Read on to find out who the key players were behind booking this gimmick, who WWF had plans for to win it and how it all fell apart in the end for one particular ex-Smoking Gunn.


“As usual, time was passing, I wasn’t making any real money, and I wasn’t going anywhere. Austin was taking off and a few of the other guys at the top of the card were doing well, but there was a load of the mid-card guys floating around doing nothing. Then somebody had an idea about a shoot fighting competition, which ended up becoming the Brawl for All.

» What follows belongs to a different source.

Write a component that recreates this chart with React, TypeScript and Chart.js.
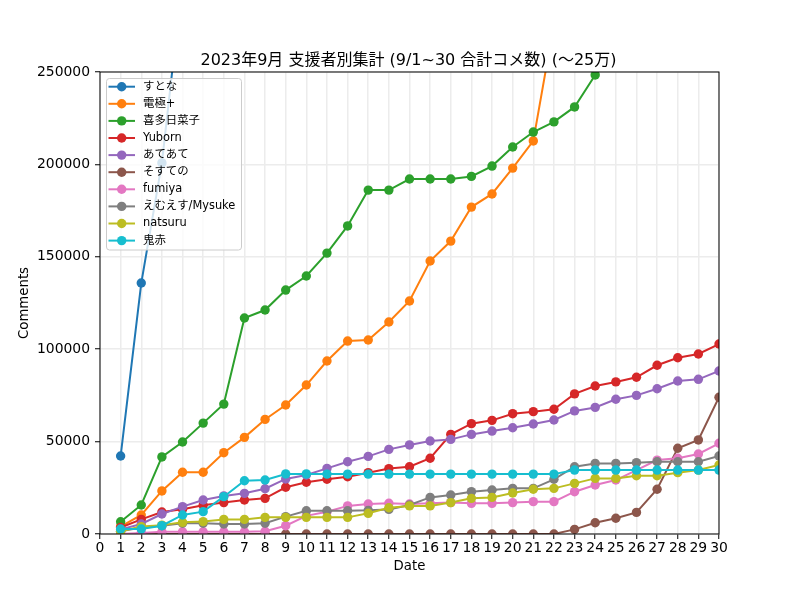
import { useEffect, useRef } from "react";
import { Chart, registerables } from "chart.js";

Chart.register(...registerables);

const FONT = '"DejaVu Sans", "Noto Sans CJK JP", sans-serif';

const chartTitle = "2023年9月 支援者別集計 (9/1~30 合計コメ数) (〜25万)";
const xAxisTitle = "Date";
const yAxisTitle = "Comments";

const days = [1, 2, 3, 4, 5, 6, 7, 8, 9, 10, 11, 12, 13, 14, 15, 16, 17, 18, 19, 20, 21, 22, 23, 24, 25, 26, 27, 28, 29, 30];

const seriesNames = ["すとな", "電極+", "喜多日菜子", "Yuborn", "あてあて", "そすての", "fumiya", "えむえす/Mysuke", "natsuru", "鬼赤"];
const seriesColors = ["#1f77b4", "#ff7f0e", "#2ca02c", "#d62728", "#9467bd", "#8c564b", "#e377c2", "#7f7f7f", "#bcbd22", "#17becf"];

const sutona = [42200, 135800, 200800, 300000, 360000, 420000, 470000, 520000, 570000, 610000, 650000, 690000, 730000, 770000, 800000, 840000, 880000, 910000, 950000, 990000, 1020000, 1060000, 1100000, 1140000, 1170000, 1210000, 1250000, 1290000, 1320000, 1360000];
const denkyoku = [4000, 10300, 23300, 33400, 33400, 44000, 52300, 62000, 69800, 80600, 93600, 104400, 105000, 114700, 126100, 147700, 158500, 176900, 184000, 198000, 212700, 276000, 300000, 320000, 345000, 365000, 385000, 405000, 425000, 445000];
const kita = [6600, 15700, 41700, 49800, 60000, 70300, 116900, 121200, 132000, 139600, 152000, 166700, 186100, 186100, 192100, 192100, 192100, 193500, 199100, 209400, 217500, 223000, 231100, 248400, 265000, 280000, 295000, 310000, 325000, 340000];
const yuborn = [3500, 7900, 11900, 13400, 15500, 17000, 18400, 19300, 25300, 28000, 29600, 31000, 33200, 35400, 36400, 41000, 53900, 59700, 61500, 65100, 66200, 67500, 75800, 80100, 82300, 84800, 91300, 95400, 97400, 102800];
const ateate = [2500, 5400, 10800, 14800, 18400, 20600, 22000, 24500, 29800, 31900, 35500, 39100, 42000, 45800, 48200, 50300, 51200, 53900, 55700, 57500, 59500, 61700, 66600, 68500, 72900, 75000, 78600, 82800, 83700, 88200];
const sosuteno = [0, 0, 0, 0, 0, 0, 0, 0, 0, 0, 0, 0, 0, 0, 0, 0, 0, 0, 0, 0, 0, 0, 2500, 6100, 8500, 11700, 24200, 46400, 50900, 74000];
const fumiya = [0, 600, 1200, 1200, 1200, 1200, 1200, 1500, 4500, 9800, 12000, 15200, 16200, 16600, 16200, 16600, 17000, 16600, 16600, 17000, 17500, 17500, 22900, 26500, 29200, 34600, 40000, 41000, 43300, 49100];
const mysuke = [1500, 3500, 4500, 5800, 5800, 5400, 5400, 5800, 9400, 12600, 12600, 12600, 12800, 13300, 15700, 19800, 21100, 22900, 23800, 24700, 24700, 29600, 36400, 38200, 38200, 38600, 39100, 39100, 39100, 42200];
const natsuru = [1500, 4000, 4800, 6300, 6700, 7900, 7900, 9000, 9000, 9000, 9000, 9000, 11200, 14200, 15200, 15200, 17000, 19300, 19800, 22200, 24200, 24700, 27400, 30100, 30100, 31500, 31500, 33200, 34600, 37300];
const onisaki = [2700, 2700, 4500, 10300, 12100, 20200, 28800, 29200, 32500, 32500, 32400, 32400, 32400, 32400, 32400, 32400, 32400, 32400, 32400, 32400, 32400, 32400, 34600, 34600, 34600, 34600, 34600, 34600, 34600, 34600];

const seriesValues = [sutona, denkyoku, kita, yuborn, ateate, sosuteno, fumiya, mysuke, natsuru, onisaki];

const yTicks = [0, 50000, 100000, 150000, 200000, 250000];

export default function App() {
  const canvasRef = useRef<HTMLCanvasElement>(null);

  useEffect(() => {
    const canvas = canvasRef.current;
    if (!canvas) return;

    const datasets = seriesNames.map((name, i) => ({
      label: name,
      data: days.map((d, j) => ({ x: d, y: seriesValues[i][j] })),
      borderColor: seriesColors[i],
      backgroundColor: seriesColors[i],
      pointBackgroundColor: seriesColors[i],
      pointBorderColor: seriesColors[i],
      pointBorderWidth: 0,
      pointRadius: 4.7,
      pointHoverRadius: 4.7,
      borderWidth: 2,
      tension: 0,
      order: -i,
    }));

    const overlayPlugin = {
      id: "overlay",
      afterDatasetsDraw(chart: any) {
        const { ctx, chartArea: a } = chart;
        ctx.save();
        ctx.strokeStyle = "#000";
        ctx.lineWidth = 1;
        ctx.strokeRect(a.left, a.top, a.right - a.left, a.bottom - a.top);
        ctx.restore();
      },
      afterDraw(chart: any) {
        const { ctx, chartArea: a } = chart;
        ctx.save();
        // title
        ctx.fillStyle = "#000";
        ctx.font = `16px ${FONT}`;
        ctx.textAlign = "center";
        ctx.textBaseline = "alphabetic";
        ctx.fillText(chartTitle, (a.left + a.right) / 2 - 1, 64.5);

        // legend
        const bx = a.left + 6.5;
        const by = a.top + 6.5;
        const bw = 135;
        const bh = 171.5;
        ctx.beginPath();
        ctx.roundRect(bx, by, bw, bh, 3);
        ctx.fillStyle = "rgba(255,255,255,0.8)";
        ctx.fill();
        ctx.strokeStyle = "#cccccc";
        ctx.lineWidth = 1;
        ctx.stroke();

        ctx.font = `11.4px ${FONT}`;
        ctx.textAlign = "left";
        ctx.textBaseline = "middle";
        seriesNames.forEach((name, i) => {
          const cy = a.top + 14.7 + i * 17.1;
          ctx.strokeStyle = seriesColors[i];
          ctx.lineWidth = 2;
          ctx.beginPath();
          ctx.moveTo(a.left + 8.5, cy);
          ctx.lineTo(a.left + 35, cy);
          ctx.stroke();
          ctx.fillStyle = seriesColors[i];
          ctx.beginPath();
          ctx.arc(a.left + 21.7, cy, 4.7, 0, Math.PI * 2);
          ctx.fill();
          ctx.fillStyle = "#000";
          ctx.fillText(name, a.left + 43, cy);
        });
        ctx.restore();
      },
    };

    const chart = new Chart(canvas, {
      type: "line",
      data: { datasets },
      plugins: [overlayPlugin],
      options: {
        animation: false,
        responsive: false,
        events: [],
        layout: { padding: { top: 72, right: 81, bottom: 0, left: 0 } },
        plugins: {
          legend: { display: false },
          title: { display: false },
          tooltip: { enabled: false },
        },
        scales: {
          x: {
            type: "linear",
            min: 0,
            max: 30,
            afterFit: (scale: any) => {
              scale.height = 66;
            },
            afterBuildTicks: (scale: any) => {
              scale.ticks = [0].concat(days).map((d) => ({ value: d }));
            },
            border: { display: false },
            grid: {
              color: "#ececec",
              lineWidth: 1.5,
              drawTicks: true,
              tickLength: 5,
              tickColor: "#000",
              tickWidth: 1,
            },
            ticks: {
              autoSkip: false,
              maxRotation: 0,
              padding: 1,
              color: "#000",
              font: { family: FONT, size: 13.9 },
              callback: (v: any) => String(v),
            },
            title: {
              display: true,
              text: xAxisTitle,
              color: "#000",
              font: { family: FONT, size: 13.3 },
              padding: { top: 0, bottom: 25 },
            },
          },
          y: {
            type: "linear",
            min: 0,
            max: 250000,
            afterFit: (scale: any) => {
              scale.width = 100;
            },
            afterBuildTicks: (scale: any) => {
              scale.ticks = yTicks.map((v) => ({ value: v }));
            },
            border: { display: false },
            grid: {
              color: "#ececec",
              lineWidth: 1.5,
              drawTicks: true,
              tickLength: 5,
              tickColor: "#000",
              tickWidth: 1,
            },
            ticks: {
              padding: 5,
              color: "#000",
              font: { family: FONT, size: 13.9 },
              callback: (v: any) => String(v),
            },
            title: {
              display: true,
              text: yAxisTitle,
              color: "#000",
              font: { family: FONT, size: 13.3 },
              padding: { top: 17, bottom: 0 },
            },
          },
        },
      },
    });

    return () => {
      chart.destroy();
    };
  }, []);

  return (
    <div style={{ position: "absolute", left: 0, top: 0, width: 800, height: 600, background: "#fff" }}>
      <canvas ref={canvasRef} width={800} height={600} style={{ display: "block", width: 800, height: 600 }} />
    </div>
  );
}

Our ratings were getting better and we had drawn level with WCW again, but Vince was always looking for ways to stay ahead in the ongoing Monday Night War. They decided to take 16 of the guys who weren’t doing anything and put them in a tough-man tournament. They were going to have us go out there, on a live-TV wrestling show, and fight for real in an attempt to get some ratings. It was also an attempt to get a wrestler by the name of ‘Dr. Death’ Steve Williams over. Jim Ross, who was in charge of talent, had been lobbying to bring his buddy Steve in for a long time but Creative didn’t know how to do it. Steve had wrestled in Japan for the majority of his career and had a reputation as a genuine badass, so they figured they would introduce him in the Brawl for All, he’d walk through everybody, and boom, they’d have a credible guy they could leapfrog over everybody else to put up against Austin in the main events. Everybody backstage thought it was a bunch of bullshit. J.R. was shoving Steve down everybody’s throats, saying he was going to destroy everybody. Nobody had a problem with Steve before, but J.R. was putting him over so often that the boys resented him and hoped he’d get knocked out.

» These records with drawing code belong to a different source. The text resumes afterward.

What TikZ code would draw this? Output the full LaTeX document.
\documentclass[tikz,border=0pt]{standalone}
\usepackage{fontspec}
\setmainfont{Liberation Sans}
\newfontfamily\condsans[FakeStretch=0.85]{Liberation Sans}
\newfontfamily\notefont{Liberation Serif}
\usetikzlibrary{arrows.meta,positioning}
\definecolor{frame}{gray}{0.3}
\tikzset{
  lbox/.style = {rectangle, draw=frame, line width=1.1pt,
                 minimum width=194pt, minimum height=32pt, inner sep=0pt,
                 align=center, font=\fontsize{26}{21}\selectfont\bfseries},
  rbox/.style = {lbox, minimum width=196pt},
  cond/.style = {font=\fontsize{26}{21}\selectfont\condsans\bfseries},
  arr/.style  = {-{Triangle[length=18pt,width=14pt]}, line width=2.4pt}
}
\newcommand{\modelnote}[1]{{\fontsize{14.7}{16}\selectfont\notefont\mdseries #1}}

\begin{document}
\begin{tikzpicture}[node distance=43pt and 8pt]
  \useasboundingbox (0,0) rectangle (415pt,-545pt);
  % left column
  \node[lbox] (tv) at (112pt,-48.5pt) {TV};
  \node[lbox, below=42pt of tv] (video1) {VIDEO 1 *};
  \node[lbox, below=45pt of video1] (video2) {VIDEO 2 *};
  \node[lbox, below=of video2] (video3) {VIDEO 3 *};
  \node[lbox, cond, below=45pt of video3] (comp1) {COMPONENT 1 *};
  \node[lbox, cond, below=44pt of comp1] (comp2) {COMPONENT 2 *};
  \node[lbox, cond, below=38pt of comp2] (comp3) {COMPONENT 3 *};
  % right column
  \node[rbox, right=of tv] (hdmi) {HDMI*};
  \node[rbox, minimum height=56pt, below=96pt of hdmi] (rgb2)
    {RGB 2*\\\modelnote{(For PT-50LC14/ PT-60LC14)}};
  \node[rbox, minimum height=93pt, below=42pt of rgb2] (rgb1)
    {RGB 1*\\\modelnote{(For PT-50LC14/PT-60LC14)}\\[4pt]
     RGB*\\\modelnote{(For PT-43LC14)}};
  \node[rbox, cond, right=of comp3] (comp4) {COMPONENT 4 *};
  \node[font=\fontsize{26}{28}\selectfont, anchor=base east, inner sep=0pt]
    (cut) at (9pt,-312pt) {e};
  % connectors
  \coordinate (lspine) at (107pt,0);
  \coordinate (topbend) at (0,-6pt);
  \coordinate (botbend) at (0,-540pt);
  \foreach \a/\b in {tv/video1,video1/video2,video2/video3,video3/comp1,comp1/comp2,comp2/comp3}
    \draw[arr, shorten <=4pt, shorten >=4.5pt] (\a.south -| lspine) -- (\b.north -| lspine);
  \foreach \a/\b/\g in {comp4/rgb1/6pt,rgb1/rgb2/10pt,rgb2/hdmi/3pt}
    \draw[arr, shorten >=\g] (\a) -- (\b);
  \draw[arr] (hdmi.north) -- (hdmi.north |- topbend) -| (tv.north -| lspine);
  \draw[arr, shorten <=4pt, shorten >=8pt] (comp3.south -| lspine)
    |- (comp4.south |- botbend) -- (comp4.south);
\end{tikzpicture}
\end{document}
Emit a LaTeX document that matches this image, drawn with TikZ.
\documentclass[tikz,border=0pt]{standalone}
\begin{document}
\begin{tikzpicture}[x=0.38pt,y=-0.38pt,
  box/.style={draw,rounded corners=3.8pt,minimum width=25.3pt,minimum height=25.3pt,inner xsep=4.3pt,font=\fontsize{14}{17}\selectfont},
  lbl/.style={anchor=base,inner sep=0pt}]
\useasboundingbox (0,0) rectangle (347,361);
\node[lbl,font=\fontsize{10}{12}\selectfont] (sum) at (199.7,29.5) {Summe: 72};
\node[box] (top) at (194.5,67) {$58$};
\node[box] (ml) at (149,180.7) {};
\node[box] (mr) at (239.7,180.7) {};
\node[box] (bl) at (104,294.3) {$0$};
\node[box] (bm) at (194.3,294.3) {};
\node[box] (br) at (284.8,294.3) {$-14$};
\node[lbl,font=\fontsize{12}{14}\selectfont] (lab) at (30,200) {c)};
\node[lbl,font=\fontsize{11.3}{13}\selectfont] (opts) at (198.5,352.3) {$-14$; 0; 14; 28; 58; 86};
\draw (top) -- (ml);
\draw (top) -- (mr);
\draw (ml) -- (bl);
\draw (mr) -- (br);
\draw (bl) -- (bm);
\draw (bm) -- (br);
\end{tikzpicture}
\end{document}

They got together their group of 16 mid-card wrestlers who they figured were the tough guys. They put Bart in the tournament but I wasn’t included. They didn’t think that Sparky Plugg could fight. That pissed me off. Obviously, they didn’t know that Ol’ Sparky was a tough motherfucker!

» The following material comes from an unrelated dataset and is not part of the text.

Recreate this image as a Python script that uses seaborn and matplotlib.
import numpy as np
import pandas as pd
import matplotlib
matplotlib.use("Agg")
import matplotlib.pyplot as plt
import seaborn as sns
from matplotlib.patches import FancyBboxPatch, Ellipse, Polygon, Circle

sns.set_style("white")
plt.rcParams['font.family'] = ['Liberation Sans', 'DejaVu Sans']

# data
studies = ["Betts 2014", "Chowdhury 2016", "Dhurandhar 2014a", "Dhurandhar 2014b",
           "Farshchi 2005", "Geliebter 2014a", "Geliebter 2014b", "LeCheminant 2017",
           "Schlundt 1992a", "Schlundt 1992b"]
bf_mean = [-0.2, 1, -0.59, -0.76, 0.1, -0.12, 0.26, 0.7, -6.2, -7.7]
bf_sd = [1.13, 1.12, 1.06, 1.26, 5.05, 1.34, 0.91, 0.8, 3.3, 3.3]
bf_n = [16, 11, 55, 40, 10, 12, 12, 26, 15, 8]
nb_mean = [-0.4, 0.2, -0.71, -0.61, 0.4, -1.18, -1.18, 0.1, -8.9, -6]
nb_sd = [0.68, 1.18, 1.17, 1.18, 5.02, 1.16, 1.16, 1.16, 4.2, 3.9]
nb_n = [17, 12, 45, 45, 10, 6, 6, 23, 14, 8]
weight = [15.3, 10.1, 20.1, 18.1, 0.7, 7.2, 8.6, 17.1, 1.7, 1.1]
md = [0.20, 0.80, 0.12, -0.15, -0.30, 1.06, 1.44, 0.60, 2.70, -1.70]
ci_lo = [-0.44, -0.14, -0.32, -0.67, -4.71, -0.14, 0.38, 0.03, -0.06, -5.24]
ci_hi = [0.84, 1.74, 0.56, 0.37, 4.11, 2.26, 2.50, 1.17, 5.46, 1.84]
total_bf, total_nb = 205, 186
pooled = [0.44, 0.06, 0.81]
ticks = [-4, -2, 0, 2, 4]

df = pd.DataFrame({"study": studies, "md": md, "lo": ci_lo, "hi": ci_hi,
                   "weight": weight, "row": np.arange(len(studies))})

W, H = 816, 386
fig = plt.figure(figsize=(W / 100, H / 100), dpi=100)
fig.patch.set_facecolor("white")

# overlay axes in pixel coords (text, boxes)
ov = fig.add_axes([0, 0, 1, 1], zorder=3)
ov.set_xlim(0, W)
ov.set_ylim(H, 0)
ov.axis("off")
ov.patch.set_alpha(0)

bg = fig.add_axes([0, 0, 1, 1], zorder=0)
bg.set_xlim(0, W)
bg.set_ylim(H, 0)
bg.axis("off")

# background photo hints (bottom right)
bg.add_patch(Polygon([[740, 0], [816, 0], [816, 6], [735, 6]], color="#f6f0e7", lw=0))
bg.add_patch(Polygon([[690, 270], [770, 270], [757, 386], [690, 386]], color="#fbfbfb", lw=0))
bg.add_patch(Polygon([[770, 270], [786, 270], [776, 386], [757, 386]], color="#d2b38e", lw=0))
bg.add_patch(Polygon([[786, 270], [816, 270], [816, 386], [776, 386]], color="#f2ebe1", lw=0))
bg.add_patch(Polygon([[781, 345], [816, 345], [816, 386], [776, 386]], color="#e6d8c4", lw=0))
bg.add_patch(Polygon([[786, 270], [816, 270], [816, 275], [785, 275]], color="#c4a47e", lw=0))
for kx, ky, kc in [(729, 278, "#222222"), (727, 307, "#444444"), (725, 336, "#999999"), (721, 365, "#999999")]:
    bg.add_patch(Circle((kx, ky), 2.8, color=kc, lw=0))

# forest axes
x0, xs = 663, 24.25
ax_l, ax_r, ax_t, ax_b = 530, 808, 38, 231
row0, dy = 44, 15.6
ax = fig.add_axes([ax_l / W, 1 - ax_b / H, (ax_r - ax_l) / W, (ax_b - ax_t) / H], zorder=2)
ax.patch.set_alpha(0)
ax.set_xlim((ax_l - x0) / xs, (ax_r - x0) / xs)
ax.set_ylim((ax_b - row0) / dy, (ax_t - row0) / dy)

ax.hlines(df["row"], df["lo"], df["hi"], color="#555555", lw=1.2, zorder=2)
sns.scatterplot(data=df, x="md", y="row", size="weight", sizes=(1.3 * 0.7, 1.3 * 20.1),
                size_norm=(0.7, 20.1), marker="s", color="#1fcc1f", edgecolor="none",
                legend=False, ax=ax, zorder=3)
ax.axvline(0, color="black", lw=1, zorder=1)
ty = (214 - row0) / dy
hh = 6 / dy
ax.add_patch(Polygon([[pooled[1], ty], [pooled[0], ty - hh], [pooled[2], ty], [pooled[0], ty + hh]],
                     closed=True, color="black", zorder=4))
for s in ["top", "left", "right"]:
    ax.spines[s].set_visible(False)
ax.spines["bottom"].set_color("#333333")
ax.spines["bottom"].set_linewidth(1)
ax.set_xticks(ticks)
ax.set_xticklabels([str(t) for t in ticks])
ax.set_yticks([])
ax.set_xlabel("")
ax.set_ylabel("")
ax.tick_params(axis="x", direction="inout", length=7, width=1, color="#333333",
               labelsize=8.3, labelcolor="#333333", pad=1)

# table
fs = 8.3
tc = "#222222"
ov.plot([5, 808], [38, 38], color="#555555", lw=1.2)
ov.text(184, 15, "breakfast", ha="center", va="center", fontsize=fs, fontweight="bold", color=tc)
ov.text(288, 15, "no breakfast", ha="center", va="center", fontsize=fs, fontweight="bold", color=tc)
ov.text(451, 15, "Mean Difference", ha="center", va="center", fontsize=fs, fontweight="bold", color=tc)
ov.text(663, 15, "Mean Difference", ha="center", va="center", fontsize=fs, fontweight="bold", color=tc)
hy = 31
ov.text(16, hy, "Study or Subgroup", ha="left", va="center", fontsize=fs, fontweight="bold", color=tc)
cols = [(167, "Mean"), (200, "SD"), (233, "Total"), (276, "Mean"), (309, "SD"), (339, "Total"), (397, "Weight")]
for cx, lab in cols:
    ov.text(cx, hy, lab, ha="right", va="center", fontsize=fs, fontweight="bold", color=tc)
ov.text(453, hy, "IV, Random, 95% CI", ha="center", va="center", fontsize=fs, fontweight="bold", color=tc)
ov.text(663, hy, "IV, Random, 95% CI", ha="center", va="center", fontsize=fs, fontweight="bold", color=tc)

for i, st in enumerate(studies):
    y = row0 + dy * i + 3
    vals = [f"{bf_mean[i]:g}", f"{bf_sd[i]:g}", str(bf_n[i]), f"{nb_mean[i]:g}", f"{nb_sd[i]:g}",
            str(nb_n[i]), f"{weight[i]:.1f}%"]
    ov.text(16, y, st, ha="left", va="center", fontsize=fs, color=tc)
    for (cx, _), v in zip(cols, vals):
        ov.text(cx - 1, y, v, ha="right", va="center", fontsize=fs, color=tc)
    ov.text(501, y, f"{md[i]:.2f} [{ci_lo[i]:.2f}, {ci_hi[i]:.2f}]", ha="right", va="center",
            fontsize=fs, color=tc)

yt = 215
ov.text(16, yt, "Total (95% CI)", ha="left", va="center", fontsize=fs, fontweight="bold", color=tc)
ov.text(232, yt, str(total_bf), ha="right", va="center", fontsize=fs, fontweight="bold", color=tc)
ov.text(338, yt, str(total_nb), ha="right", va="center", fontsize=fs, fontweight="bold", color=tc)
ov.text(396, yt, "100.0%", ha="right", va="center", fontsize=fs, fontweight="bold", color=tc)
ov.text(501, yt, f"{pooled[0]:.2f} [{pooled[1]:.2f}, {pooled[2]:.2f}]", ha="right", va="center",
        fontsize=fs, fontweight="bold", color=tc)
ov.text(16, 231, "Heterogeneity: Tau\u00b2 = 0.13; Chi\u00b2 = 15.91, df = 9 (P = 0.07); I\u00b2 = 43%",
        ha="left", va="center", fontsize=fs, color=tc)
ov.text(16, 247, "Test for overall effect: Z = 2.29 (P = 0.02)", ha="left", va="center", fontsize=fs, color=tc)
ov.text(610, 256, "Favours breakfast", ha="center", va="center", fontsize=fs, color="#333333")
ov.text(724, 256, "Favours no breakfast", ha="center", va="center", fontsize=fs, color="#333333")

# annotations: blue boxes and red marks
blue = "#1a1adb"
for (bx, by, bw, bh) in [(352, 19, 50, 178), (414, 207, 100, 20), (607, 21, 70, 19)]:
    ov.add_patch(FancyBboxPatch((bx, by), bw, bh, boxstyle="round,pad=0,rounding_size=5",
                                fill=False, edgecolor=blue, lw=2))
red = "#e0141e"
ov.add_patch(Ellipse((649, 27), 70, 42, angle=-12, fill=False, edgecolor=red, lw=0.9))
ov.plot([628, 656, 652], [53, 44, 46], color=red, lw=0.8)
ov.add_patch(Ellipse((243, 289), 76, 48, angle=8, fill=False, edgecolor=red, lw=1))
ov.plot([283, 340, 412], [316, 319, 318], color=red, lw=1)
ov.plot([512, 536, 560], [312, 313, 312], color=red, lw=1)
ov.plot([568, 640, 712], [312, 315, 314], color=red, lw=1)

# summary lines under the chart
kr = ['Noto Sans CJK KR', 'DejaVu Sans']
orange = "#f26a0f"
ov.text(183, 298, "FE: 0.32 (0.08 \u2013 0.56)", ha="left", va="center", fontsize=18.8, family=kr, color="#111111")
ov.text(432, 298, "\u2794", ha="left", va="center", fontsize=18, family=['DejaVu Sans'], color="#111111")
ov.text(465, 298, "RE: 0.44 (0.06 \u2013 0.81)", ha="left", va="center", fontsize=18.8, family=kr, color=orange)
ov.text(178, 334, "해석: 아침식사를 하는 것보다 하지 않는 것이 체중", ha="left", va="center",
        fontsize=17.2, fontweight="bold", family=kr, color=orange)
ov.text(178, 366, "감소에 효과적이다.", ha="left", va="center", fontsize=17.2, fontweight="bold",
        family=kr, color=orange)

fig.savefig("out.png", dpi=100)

Most of the people they had in there were pretty tough. Some of them talked a good fight but couldn’t back it up. Tiger Ali Singh had been bragging that he was a shoot fighter and a bare-knuckle champion and could do this and that, but when it came to it, he chickened out and said he wouldn’t do it. They needed a replacement and Bradshaw told Bruce Prichard, who was one of the guys in charge of organizing the whole thing, “Bob may not look like anything much but he’ll surprise you. . . .” Bruce gave me a call to ask if I wanted in. I said, “Hell yeah, I don’t know why you didn’t ask me in the first place!” I was pretty excited because I figured I could make some decent money and I’d have a chance to show them how tough I actually was.”